Information shown:
%%

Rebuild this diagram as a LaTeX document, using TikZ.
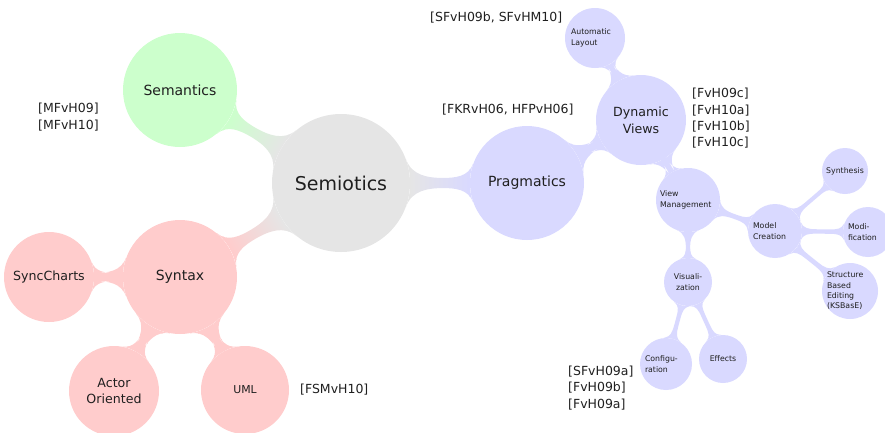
\documentclass[tikz,border=0pt]{standalone}
\usepackage{fontspec}
\setmainfont{DejaVu Sans}
\usetikzlibrary{mindmap,backgrounds}

\colorlet{semgray}{black!10}
\colorlet{semgreen}{green!20}
\colorlet{semred}{red!20}
\colorlet{semblue}{blue!15}
\colorlet{inkcol}{black!88}

\tikzset{
  bubble/.style={circle, fill=#1, inner sep=-8pt, text=inkcol},
  rootfont/.style={font=\fontsize{19}{23}\selectfont},
  bigfont/.style={font=\fontsize{14}{17}\selectfont},
  midfont/.style={font=\fontsize{12.6}{16.6}\selectfont},
  smallfont/.style={font=\fontsize{7.8}{10.4}\selectfont},
  ref/.style={inner sep=0pt, anchor=west, align=left, text=inkcol,
    font=\fontsize{12.5}{16.3}\selectfont},
  link/.style 2 args={circle connection bar switch color=from (#1) to (#2)},
}

\begin{document}
\begin{tikzpicture}[x=1pt, y=-1pt]
\useasboundingbox (0,0) rectangle (885,432);

% root and first level
\node[bubble=semgray, minimum size=138pt, rootfont] (semiotics) at (341,183) {Semiotics};
\node[bubble=semgreen, minimum size=114pt, bigfont] (semantics) at (180,90) {Semantics};
\node[bubble=semred, minimum size=114pt, bigfont] (syntax) at (180,277) {Syntax};
\node[bubble=semblue, minimum size=114pt, bigfont] (pragmatics) at (527,183) {Pragmatics};

% syntax branch
\node[bubble=semred, minimum size=90pt, midfont] (syncharts) at (49,277) {SyncCharts};
\node[bubble=semred, minimum size=90pt, midfont, align=center] (actor) at (114,391) {Actor\\Oriented};
\node[bubble=semred, minimum size=88pt, font=\fontsize{10.9}{13}\selectfont] (uml) at (245,390) {UML};

% pragmatics branch
\node[bubble=semblue, minimum size=90pt, midfont, align=center] (dynviews) at (641,120) {Dynamic\\Views};
\node[bubble=semblue, minimum size=60pt, smallfont, text width=48pt, align=left] (autolayout) at (595,38) {Automatic\\Layout};
\node[bubble=semblue, minimum size=64pt, smallfont, text width=56pt, align=left] (viewmgmt) at (688,200) {View\\Management};
\node[bubble=semblue, minimum size=54pt, smallfont, text width=44pt, align=left] (modelcreation) at (775,231) {Model\\Creation};
\node[bubble=semblue, minimum size=46pt, smallfont] (synthesis) at (845,171) {Synthesis};
\node[bubble=semblue, minimum size=50pt, smallfont, text width=40pt, align=left] (modification) at (868,232) {Modi-\\fication};
\node[bubble=semblue, minimum size=56pt, smallfont, text width=46pt, align=left] (sbe) at (850,291) {Structure\\Based\\Editing\\(KSBasE)};
\node[bubble=semblue, minimum size=48pt, smallfont, align=center] (visualization) at (688,282) {Visuali-\\zation};
\node[bubble=semblue, minimum size=52pt, smallfont, text width=42pt, align=left] (configuration) at (666,364) {Configu-\\ration};
\node[bubble=semblue, minimum size=48pt, smallfont] (effects) at (723,359) {Effects};

% references
\node[ref] (refsem) at (38,117) {[MFvH09]\\{}[MFvH10]};
\node[ref] (refuml) at (300,390) {[FSMvH10]};
\node[ref] (refprag) at (442,110) {[FKRvH06, HFPvH06]};
\node[ref] (reflayout) at (430,18) {[SFvH09b, SFvHM10]};
\node[ref] (refdyn) at (692,118.5) {[FvH09c]\\{}[FvH10a]\\{}[FvH10b]\\{}[FvH10c]};
\node[ref] (refconf) at (568,388) {[SFvH09a]\\{}[FvH09b]\\{}[FvH09a]};

% connection bars
\begin{scope}[on background layer]
  \path[line width=9pt] (semiotics) to[link={semgray}{semgreen}] (semantics);
  \path[line width=9pt] (semiotics) to[link={semgray}{semred}] (syntax);
  \path[line width=9pt] (semiotics) to[link={semgray}{semblue}] (pragmatics);

  \path[line width=7pt] (syntax) to[link={semred}{semred}] (syncharts);
  \path[line width=7pt] (syntax) to[link={semred}{semred}] (actor);
  \path[line width=7pt] (syntax) to[link={semred}{semred}] (uml);

  \path[line width=7pt] (pragmatics) to[link={semblue}{semblue}] (dynviews);
  \path[line width=6pt] (dynviews) to[link={semblue}{semblue}] (autolayout);
  \path[line width=6pt] (dynviews) to[link={semblue}{semblue}] (viewmgmt);
  \path[line width=5.5pt] (viewmgmt) to[link={semblue}{semblue}] (modelcreation);
  \path[line width=5.5pt] (viewmgmt) to[link={semblue}{semblue}] (visualization);
  \path[line width=4.5pt] (modelcreation) to[link={semblue}{semblue}] (synthesis);
  \path[line width=4.5pt] (modelcreation) to[link={semblue}{semblue}] (modification);
  \path[line width=4.5pt] (modelcreation) to[link={semblue}{semblue}] (sbe);
  \path[line width=4.5pt] (visualization) to[link={semblue}{semblue}] (configuration);
  \path[line width=4.5pt] (visualization) to[link={semblue}{semblue}] (effects);
\end{scope}
\end{tikzpicture}
\end{document}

%%

Task to complete:
Copy out all of the data word for word. Do not carry over any picture.

Problem solution:
Rebuild this diagram as a LaTeX document, using TikZ.
\documentclass[tikz,border=0pt]{standalone}
\usepackage{fontspec}
\setmainfont{DejaVu Sans}
\usetikzlibrary{mindmap,backgrounds}

\colorlet{semgray}{black!10}
\colorlet{semgreen}{green!20}
\colorlet{semred}{red!20}
\colorlet{semblue}{blue!15}
\colorlet{inkcol}{black!88}

\tikzset{
  bubble/.style={circle, fill=#1, inner sep=-8pt, text=inkcol},
  rootfont/.style={font=\fontsize{19}{23}\selectfont},
  bigfont/.style={font=\fontsize{14}{17}\selectfont},
  midfont/.style={font=\fontsize{12.6}{16.6}\selectfont},
  smallfont/.style={font=\fontsize{7.8}{10.4}\selectfont},
  ref/.style={inner sep=0pt, anchor=west, align=left, text=inkcol,
    font=\fontsize{12.5}{16.3}\selectfont},
  link/.style 2 args={circle connection bar switch color=from (#1) to (#2)},
}

\begin{document}
\begin{tikzpicture}[x=1pt, y=-1pt]
\useasboundingbox (0,0) rectangle (885,432);

% root and first level
\node[bubble=semgray, minimum size=138pt, rootfont] (semiotics) at (341,183) {Semiotics};
\node[bubble=semgreen, minimum size=114pt, bigfont] (semantics) at (180,90) {Semantics};
\node[bubble=semred, minimum size=114pt, bigfont] (syntax) at (180,277) {Syntax};
\node[bubble=semblue, minimum size=114pt, bigfont] (pragmatics) at (527,183) {Pragmatics};

% syntax branch
\node[bubble=semred, minimum size=90pt, midfont] (syncharts) at (49,277) {SyncCharts};
\node[bubble=semred, minimum size=90pt, midfont, align=center] (actor) at (114,391) {Actor\\Oriented};
\node[bubble=semred, minimum size=88pt, font=\fontsize{10.9}{13}\selectfont] (uml) at (245,390) {UML};

% pragmatics branch
\node[bubble=semblue, minimum size=90pt, midfont, align=center] (dynviews) at (641,120) {Dynamic\\Views};
\node[bubble=semblue, minimum size=60pt, smallfont, text width=48pt, align=left] (autolayout) at (595,38) {Automatic\\Layout};
\node[bubble=semblue, minimum size=64pt, smallfont, text width=56pt, align=left] (viewmgmt) at (688,200) {View\\Management};
\node[bubble=semblue, minimum size=54pt, smallfont, text width=44pt, align=left] (modelcreation) at (775,231) {Model\\Creation};
\node[bubble=semblue, minimum size=46pt, smallfont] (synthesis) at (845,171) {Synthesis};
\node[bubble=semblue, minimum size=50pt, smallfont, text width=40pt, align=left] (modification) at (868,232) {Modi-\\fication};
\node[bubble=semblue, minimum size=56pt, smallfont, text width=46pt, align=left] (sbe) at (850,291) {Structure\\Based\\Editing\\(KSBasE)};
\node[bubble=semblue, minimum size=48pt, smallfont, align=center] (visualization) at (688,282) {Visuali-\\zation};
\node[bubble=semblue, minimum size=52pt, smallfont, text width=42pt, align=left] (configuration) at (666,364) {Configu-\\ration};
\node[bubble=semblue, minimum size=48pt, smallfont] (effects) at (723,359) {Effects};

% references
\node[ref] (refsem) at (38,117) {[MFvH09]\\{}[MFvH10]};
\node[ref] (refuml) at (300,390) {[FSMvH10]};
\node[ref] (refprag) at (442,110) {[FKRvH06, HFPvH06]};
\node[ref] (reflayout) at (430,18) {[SFvH09b, SFvHM10]};
\node[ref] (refdyn) at (692,118.5) {[FvH09c]\\{}[FvH10a]\\{}[FvH10b]\\{}[FvH10c]};
\node[ref] (refconf) at (568,388) {[SFvH09a]\\{}[FvH09b]\\{}[FvH09a]};

% connection bars
\begin{scope}[on background layer]
  \path[line width=9pt] (semiotics) to[link={semgray}{semgreen}] (semantics);
  \path[line width=9pt] (semiotics) to[link={semgray}{semred}] (syntax);
  \path[line width=9pt] (semiotics) to[link={semgray}{semblue}] (pragmatics);

  \path[line width=7pt] (syntax) to[link={semred}{semred}] (syncharts);
  \path[line width=7pt] (syntax) to[link={semred}{semred}] (actor);
  \path[line width=7pt] (syntax) to[link={semred}{semred}] (uml);

  \path[line width=7pt] (pragmatics) to[link={semblue}{semblue}] (dynviews);
  \path[line width=6pt] (dynviews) to[link={semblue}{semblue}] (autolayout);
  \path[line width=6pt] (dynviews) to[link={semblue}{semblue}] (viewmgmt);
  \path[line width=5.5pt] (viewmgmt) to[link={semblue}{semblue}] (modelcreation);
  \path[line width=5.5pt] (viewmgmt) to[link={semblue}{semblue}] (visualization);
  \path[line width=4.5pt] (modelcreation) to[link={semblue}{semblue}] (synthesis);
  \path[line width=4.5pt] (modelcreation) to[link={semblue}{semblue}] (modification);
  \path[line width=4.5pt] (modelcreation) to[link={semblue}{semblue}] (sbe);
  \path[line width=4.5pt] (visualization) to[link={semblue}{semblue}] (configuration);
  \path[line width=4.5pt] (visualization) to[link={semblue}{semblue}] (effects);
\end{scope}
\end{tikzpicture}
\end{document}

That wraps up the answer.